B. Fermion Fields (Arbitrary Boundary Conditions)

• Result: For fermions, no nonanalytic terms (neither power-type nor logarithmic) appear in the effective potential, regardless of $D$, $p$, or boundary conditions.
• Reason: Fermions obey antiperiodic boundary conditions in the Euclidean time direction (due to quantum statistics), which removes the zero Matsubara mode ($n_0 \neq 0$). Since the nonanalytic terms are generated by the zero modes, their absence in the fermion sector eliminates these terms entirely.
• Implication: This result also applies to scalar fields if they satisfy at least one antiperiodic boundary condition in a spatial direction (effectively treating that direction as Euclidean time).

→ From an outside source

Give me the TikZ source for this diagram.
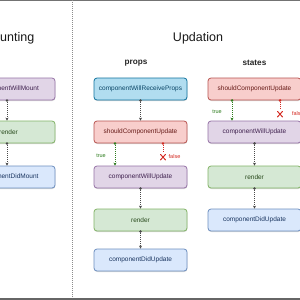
\documentclass[tikz,border=0pt]{standalone}
\usepackage{fontspec}
\setmainfont{Liberation Sans}
\usetikzlibrary{arrows.meta,shadows}
\definecolor{pfill}{HTML}{E1D5E7}\definecolor{pline}{HTML}{9673A6}\definecolor{ptext}{HTML}{40224F}
\definecolor{gfill}{HTML}{D5E8D4}\definecolor{gline}{HTML}{82B366}\definecolor{gtext}{HTML}{26481A}
\definecolor{bfill}{HTML}{DAE8FC}\definecolor{bline}{HTML}{6C8EBF}\definecolor{btext}{HTML}{1A3560}
\definecolor{cfill}{HTML}{B1DDF0}\definecolor{cline}{HTML}{10739E}\definecolor{ctext}{HTML}{0A4566}
\definecolor{rfill}{HTML}{F8CECC}\definecolor{rline}{HTML}{B85450}\definecolor{rtext}{HTML}{661A17}
\definecolor{truec}{HTML}{2E7D1E}\definecolor{falsec}{HTML}{D42A22}
\definecolor{connc}{HTML}{4A4A4A}
\begin{document}
\begin{tikzpicture}[x=1pt,y=-1pt,
  box/.style={rounded corners=3pt, line width=0.8pt, minimum width=93pt, minimum height=22pt,
    inner sep=0pt, font=\fontsize{6.5}{7}\selectfont,
    drop shadow={shadow xshift=0.3pt,shadow yshift=-1pt,opacity=0.3}},
  pbox/.style={box, fill=pfill, draw=pline, text=ptext},
  gbox/.style={box, fill=gfill, draw=gline, text=gtext},
  bbox/.style={box, fill=bfill, draw=bline, text=btext},
  cbox/.style={box, fill=cfill, draw=cline, text=ctext},
  rbox/.style={box, fill=rfill, draw=rline, text=rtext},
  title/.style={font=\fontsize{12.5}{14}\selectfont, text=black!90},
  sub/.style={font=\bfseries\fontsize{8.2}{10}\selectfont, text=black!85},
  conn/.style={draw=connc, line width=0.6pt, dash pattern=on 1pt off 1pt, -{Stealth[length=3pt,width=3pt]}},
  dotn/.style={circle, fill=#1, inner sep=0pt, minimum size=2.8pt},
  lab/.style={font=\fontsize{5.5}{6}\selectfont},
  xmark/.style={draw=falsec, line width=1pt, line cap=round}
]
\useasboundingbox (0,0) rectangle (300,300);
\fill[white] (0,0) rectangle (300,300);
\fill[black!55] (0,0) rectangle (300,0.9);
\fill[black!60] (0,298.2) rectangle (300,300);
\coordinate (dtop) at (72,0);
\coordinate (dbot) at (72,298);
\draw[black!45, line width=0.5pt, dash pattern=on 1pt off 1pt] (dtop) -- (dbot);

% titles
\node[title] (tm) at (8.5,38) {Mounting};
\node[title] (tu) at (198,38) {Updation};
\node[sub] (tp) at (136,63) {props};
\node[sub] (ts) at (254.5,63) {states};

% Mounting
\node[pbox] (m1) at (8.5,89) {componentWillMount};
\node[gbox] (m2) at (8.5,132) {render};
\node[bbox] (m3) at (8.5,177) {componentDidMount};
\draw[conn] ([xshift=-1.5pt]m1.south) node[dotn=connc]{} -- ([xshift=-1.5pt]m2.north);
\draw[conn] ([xshift=-1.5pt]m2.south) node[dotn=connc]{} -- ([xshift=-1.5pt]m3.north);

% props
\node[cbox] (p1) at (140.5,89) {componentWillReceiveProps};
\node[rbox] (p2) at (140.5,132) {shouldComponentUpdate};
\node[pbox] (p3) at (140.5,177) {componentWillUpdate};
\node[gbox] (p4) at (140.5,220) {render};
\node[bbox] (p5) at (140.5,260) {componentDidUpdate};
\draw[conn] (p1.south) node[dotn=connc]{} -- (p2.north);
\draw[conn, draw=truec] ([xshift=-25.5pt]p2.south) node[dotn=truec]{} -- ([xshift=-25.5pt]p3.north);
\node[lab, text=truec] (pt) at (101,155.5) {true};
\coordinate (pxf) at ([xshift=22.5pt, yshift=-10pt]p2.south);
\draw[draw=falsec, line width=0.6pt, dash pattern=on 1pt off 1pt] ([xshift=22.5pt]p2.south) node[dotn=falsec]{} -- (pxf);
\draw[xmark] ([shift={(-2.5pt,-1pt)}]pxf) -- ([shift={(2.5pt,-6.5pt)}]pxf)
             ([shift={(2.5pt,-1pt)}]pxf) -- ([shift={(-2.5pt,-6.5pt)}]pxf);
\node[lab, text=falsec] (pf) at (174.5,157) {false};
\draw[conn] (p3.south) node[dotn=connc]{} -- (p4.north);
\draw[conn] (p4.south) node[dotn=connc]{} -- (p5.north);

% states
\node[rbox] (s1) at (254.5,89) {shouldComponentUpdate};
\node[pbox] (s2) at (254.5,132) {componentWillUpdate};
\node[gbox] (s3) at (254.5,177) {render};
\node[bbox] (s4) at (254.5,220) {componentDidUpdate};
\draw[conn, draw=truec] ([xshift=-22.5pt]s1.south) node[dotn=truec]{} -- ([xshift=-22.5pt]s2.north);
\node[lab, text=truec] (st) at (217,111.5) {true};
\coordinate (sxf) at ([xshift=25.5pt, yshift=-10pt]s1.south);
\draw[draw=falsec, line width=0.6pt, dash pattern=on 1pt off 1pt] ([xshift=25.5pt]s1.south) node[dotn=falsec]{} -- (sxf);
\draw[xmark] ([shift={(-2.5pt,-1pt)}]sxf) -- ([shift={(2.5pt,-6.5pt)}]sxf)
             ([shift={(2.5pt,-1pt)}]sxf) -- ([shift={(-2.5pt,-6.5pt)}]sxf);
\node[lab, text=falsec, anchor=west] (sf) at (288.5,114) {false};
\draw[conn] (s2.south) node[dotn=connc]{} -- (s3.north);
\draw[conn] (s3.south) node[dotn=connc]{} -- (s4.north);
\end{tikzpicture}
\end{document}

5. Significance and Conclusion

• Physical Insight: The paper clarifies that the emergence of nonanalytic terms is intrinsically linked to the existence of zero modes. The mode recombination formula provides a transparent framework to isolate these modes and understand their physical origin.
• Phase Transitions: The results refine the understanding of first-order phase transitions in theories with compactified dimensions (e.g., Gauge-Higgs unification). The specific conditions under which power-type or logarithmic terms appear determine the strength and nature of the phase transition.
• Methodological Advancement: The use of the mode recombination formula combined with complex contour integration and residue calculus offers a powerful, systematic tool for analyzing effective potentials in compactified spacetimes, superior to direct summation methods.
• Future Directions: The authors note that while the $M$-dependence is fully resolved, the nonanalytic structure regarding the scale ratios ($L_i/L_j$) in the analytic part of the potential remains an open area for detailed investigation, which is relevant for phase-transition phenomena.

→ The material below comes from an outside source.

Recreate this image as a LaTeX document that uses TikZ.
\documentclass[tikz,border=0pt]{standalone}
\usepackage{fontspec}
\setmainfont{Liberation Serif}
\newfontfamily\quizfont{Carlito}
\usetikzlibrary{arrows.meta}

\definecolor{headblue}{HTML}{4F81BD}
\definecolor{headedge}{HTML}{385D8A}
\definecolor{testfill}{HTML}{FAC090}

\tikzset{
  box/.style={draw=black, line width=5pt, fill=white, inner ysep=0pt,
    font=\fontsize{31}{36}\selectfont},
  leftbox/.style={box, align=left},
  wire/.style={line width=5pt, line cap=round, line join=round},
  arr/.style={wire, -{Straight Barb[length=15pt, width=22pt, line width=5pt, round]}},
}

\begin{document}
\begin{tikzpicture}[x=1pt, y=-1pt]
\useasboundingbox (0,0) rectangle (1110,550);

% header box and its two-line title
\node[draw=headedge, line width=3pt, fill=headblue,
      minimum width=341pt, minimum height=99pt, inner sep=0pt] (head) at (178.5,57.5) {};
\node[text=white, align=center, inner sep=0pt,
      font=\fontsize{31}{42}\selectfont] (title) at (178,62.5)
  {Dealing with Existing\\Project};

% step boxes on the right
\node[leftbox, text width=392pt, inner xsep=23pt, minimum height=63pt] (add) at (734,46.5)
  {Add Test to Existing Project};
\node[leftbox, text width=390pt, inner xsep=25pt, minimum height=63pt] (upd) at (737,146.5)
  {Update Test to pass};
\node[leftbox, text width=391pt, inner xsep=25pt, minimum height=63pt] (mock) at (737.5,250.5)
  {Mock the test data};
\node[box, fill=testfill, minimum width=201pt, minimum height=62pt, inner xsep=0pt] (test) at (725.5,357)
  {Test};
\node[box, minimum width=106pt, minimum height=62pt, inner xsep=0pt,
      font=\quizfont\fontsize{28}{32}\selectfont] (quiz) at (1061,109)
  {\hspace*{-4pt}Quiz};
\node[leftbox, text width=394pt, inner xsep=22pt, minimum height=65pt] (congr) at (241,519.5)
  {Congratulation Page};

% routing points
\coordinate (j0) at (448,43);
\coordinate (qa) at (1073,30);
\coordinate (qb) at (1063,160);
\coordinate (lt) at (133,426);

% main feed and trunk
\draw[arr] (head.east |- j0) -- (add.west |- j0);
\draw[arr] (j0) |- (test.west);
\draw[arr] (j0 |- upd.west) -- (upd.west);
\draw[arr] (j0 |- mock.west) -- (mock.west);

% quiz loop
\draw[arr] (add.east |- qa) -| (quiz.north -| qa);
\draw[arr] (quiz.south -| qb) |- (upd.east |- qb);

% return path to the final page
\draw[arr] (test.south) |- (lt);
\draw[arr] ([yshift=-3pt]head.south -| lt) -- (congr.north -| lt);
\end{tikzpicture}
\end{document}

In summary, this work provides a definitive classification of nonanalytic terms in finite-temperature effective potentials on compactified spaces, establishing that the presence of zero modes is the necessary and sufficient condition for such terms to exist, and demonstrating a strict mutual exclusivity between power-type and logarithmic nonanalyticities in scalar theories.